A shadow of doubt fell over the Supreme Court this week as Justice Brett Kavanaugh, a Trump appointee himself, questioned the potential consequences of a ruling that could dramatically weaken the Federal Reserve’s independence. The case centers on Lisa Cook, a current Federal Reserve Governor, and a lawsuit challenging her attempted removal by former President Donald Trump.
During oral arguments, Kavanaugh pressed Solicitor General John Sauer on the administration’s stance that the President alone defines “cause” for firing a Federal Reserve governor. He characterized this position as setting a “very low bar,” one devoid of judicial oversight or recourse for those affected. The core concern? A precedent that could unravel decades of established financial stability.
Kavanaugh warned that such a ruling could “weaken, if not shatter,” the very foundation of the Federal Reserve’s autonomy. He envisioned a future where presidential appointees are routinely dismissed based on policy disagreements, creating a volatile cycle of political interference in monetary policy.

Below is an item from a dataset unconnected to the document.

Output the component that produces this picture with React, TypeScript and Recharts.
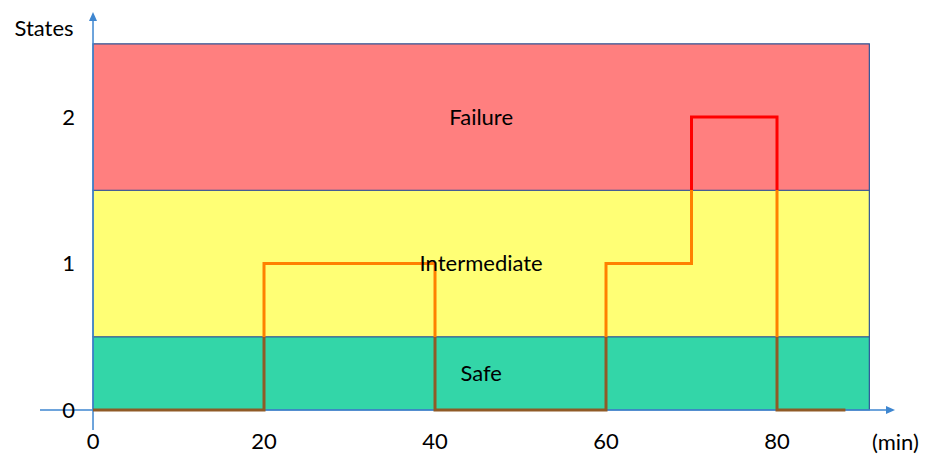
import React from "react";
import {
  ComposedChart,
  Line,
  XAxis,
  YAxis,
  ReferenceArea,
  ReferenceLine,
} from "recharts";

// step signal: minute -> state
const minutes = [0, 20, 40, 60, 70, 80, 88];
const states = [0, 1, 0, 1, 2, 0, 0];

const xTicks = [0, 20, 40, 60, 80];
const yTicks = [0, 1, 2];

// state bands
const bandNames = ["Safe", "Intermediate", "Failure"];
const bandFrom = [0, 0.5, 1.5];
const bandTo = [0.5, 1.5, 2.5];
const bandColors = ["#33D6A8", "#FFFF75", "#FF7F7F"];
const bandEnd = 90.8;

const data = minutes.map((m, i) => ({ min: m, state: states[i] }));

const FONT = "Lato, 'Liberation Sans', sans-serif";
const FS = 22;
const AXIS_BLUE = "#3E86D0";

const AxisArrow = (props: any) => {
  const { x1, y1, x2, y2, dir } = props;
  if (dir === "right") {
    const xe = Math.max(x1, x2);
    const xs = Math.min(x1, x2);
    return (
      <g>
        <line x1={xs} y1={y1} x2={xe - 6} y2={y1} stroke={AXIS_BLUE} strokeWidth={1.5} />
        <polygon points={`${xe},${y1} ${xe - 9},${y1 - 4} ${xe - 9},${y1 + 4}`} fill={AXIS_BLUE} />
      </g>
    );
  }
  const yt = Math.min(y1, y2);
  const yb = Math.max(y1, y2);
  return (
    <g>
      <line x1={x1} y1={yb} x2={x1} y2={yt + 6} stroke={AXIS_BLUE} strokeWidth={1.5} />
      <polygon points={`${x1},${yt} ${x1 - 4},${yt + 9} ${x1 + 4},${yt + 9}`} fill={AXIS_BLUE} />
    </g>
  );
};

export default function App() {
  return (
    <div style={{ position: "absolute", left: 0, top: 0 }}>
      <ComposedChart
        width={928}
        height={455}
        data={data}
        margin={{ top: 12, right: 33, left: 0, bottom: 0 }}
      >
        <defs>
          <linearGradient id="stateGrad" x1="0" y1="0" x2="0" y2="1">
            <stop offset="0" stopColor="#FF0000" />
            <stop offset="0.25" stopColor="#FF0000" />
            <stop offset="0.25" stopColor="#FF8000" />
            <stop offset="0.75" stopColor="#FF8000" />
            <stop offset="0.75" stopColor="#8F5A26" />
            <stop offset="1" stopColor="#8F5A26" />
          </linearGradient>
        </defs>
        <XAxis
          dataKey="min"
          type="number"
          domain={[-6.2, 93.8]}
          ticks={xTicks}
          axisLine={false}
          tickLine={false}
          tickSize={0}
          tickMargin={3}
          height={25}
          tick={{ fontSize: FS, fill: "#000", fontFamily: FONT }}
          label={{
            value: "(min)",
            position: "right",
            offset: -23,
            fontSize: FS,
            fill: "#000",
            fontFamily: FONT,
          }}
        />
        <YAxis
          type="number"
          domain={[-0.1365, 2.717]}
          ticks={yTicks}
          width={40}
          axisLine={false}
          tickLine={false}
          tickSize={0}
          tickMargin={-35}
          tick={{ fontSize: FS, fill: "#000", fontFamily: FONT }}
          label={{
            value: "States",
            position: "top",
            offset: -24,
            dx: 24,
            fontSize: FS,
            fill: "#000",
            fontFamily: FONT,
          }}
        />
        {bandNames.map((name, i) => (
          <ReferenceArea
            key={name}
            x1={0}
            x2={bandEnd}
            y1={bandFrom[i]}
            y2={bandTo[i]}
            fill={bandColors[i]}
            fillOpacity={1}
            stroke="#2F5597"
            strokeWidth={1.2}
            label={{
              value: name,
              position: "center",
              fontSize: FS,
              fill: "#000",
              fontFamily: FONT,
            }}
          />
        ))}
        <ReferenceLine y={0} shape={(p: any) => <AxisArrow {...p} dir="right" />} />
        <ReferenceLine x={0} shape={(p: any) => <AxisArrow {...p} dir="up" />} />
        <Line
          type="stepAfter"
          dataKey="state"
          stroke="url(#stateGrad)"
          strokeWidth={3}
          dot={false}
          activeDot={false}
          isAnimationActive={false}
        />
      </ComposedChart>
    </div>
  );
}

Sauer countered, arguing that the “cause” requirement for removal actually represents a “high bar,” specifically designed to shield governors from being ousted simply for disagreeing with the President. He emphasized the protection against removals motivated by policy disputes, a key concern of Congress when establishing the Federal Reserve.
The case originated when Cook, appointed by President Biden, sued to prevent her removal from the powerful seven-member board. Historically, no president has ever fired a Federal Reserve governor during their 14-year term, making this challenge unprecedented. The court is currently deciding whether to uphold a lower court injunction allowing Cook to remain in her position while the lawsuit progresses.
Trump alleges Cook committed mortgage fraud, claims she vehemently denies and for which she has not been charged with any crime. This dispute adds another layer of complexity to a case already fraught with constitutional implications. The justices appeared to differentiate this case from others involving independent agencies, recognizing the unique role of the Federal Reserve.
Established in 1913, the Federal Reserve operates independently of both Congress and the President, funding itself without congressional appropriations and making policy decisions without requiring approval from either branch. This independence is crucial to its ability to moderate interest rates and maintain economic stability.
The arguments revealed a broader concern among the justices about the potential for reciprocal removals. Kavanaugh posed a stark question: what happens when the political tides turn? He suggested that a ruling in Trump’s favor could lead to a wave of dismissals of current appointees by a future administration, ushering in an era of “at-will removal.”
Even Justice Sonia Sotomayor, an Obama appointee, expressed skepticism, highlighting the unusual nature of the case’s origins. She pointed out that Trump initially announced his intention to remove Cook via a post on Truth Social, a method she deemed irregular and lacking due process.
The justices’ questioning suggests a reluctance to grant the President unchecked power over the Federal Reserve, a cornerstone of the American financial system. The decision will undoubtedly have far-reaching consequences, shaping the future of the central bank and the balance of power between the executive branch and independent agencies.